Published date: 2026-04-06

Australia has moved to impose one of the toughest advertising crackdowns on the gambling industry, announcing on April 2, 2026, a sweeping regulatory package that immediately reshapes visibility in a market worth $5.5 billion and supported by roughly $155 million in annual advertising spend.

The initiative, led by Prime Minister Anthony Albanese, follows the parliamentary report “You win some, you lose more” (2023), which highlighted the scale of harm in a country where gambling losses reach approximately $20 billion annually, among the highest per capita globally.

Prime Minister Anthony Albanese

The reform builds on the existing legal framework —the Interactive Gambling Act 2001 and oversight by the Australian Communications and Media Authority (ACMA)— but introduces strict, measurable limits on advertising exposure.

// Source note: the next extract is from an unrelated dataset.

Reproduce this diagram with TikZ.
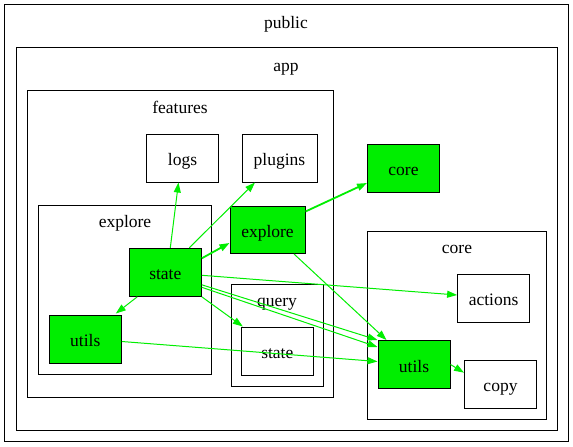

- Australia urged to treat gambling harm as a national public health priority as ad-ban blueprint stalls

Under the new rules, television advertising will be capped at three ads per hour between 6:00 AM and 8:30 PM, alongside a full ban on gambling ads during live sports broadcasts within those hours. Radio ads will be prohibited during key family listening periods (8:00–9:00 AM and 3:00–4:00 PM). Online, gambling ads will only be allowed for logged-in users over 18 with opt-out options, effectively ending broad, open exposure.

The impact is immediate on the commercial model. More than 1 million gambling ads annually —around 50% linked to online betting operators— will face direct restrictions. The reforms also ban the use of celebrities and athletes, and remove gambling branding from stadiums and team uniforms, cutting into major revenue streams for sports leagues and broadcasters.

While full implementation is scheduled for January 2027, the regulatory shift is already underway. Australia is not shrinking its gambling market—it is redefining how it grows.

The message is clear: gambling remains legal, but its visibility—and its primary growth engine—will now operate under strict state control.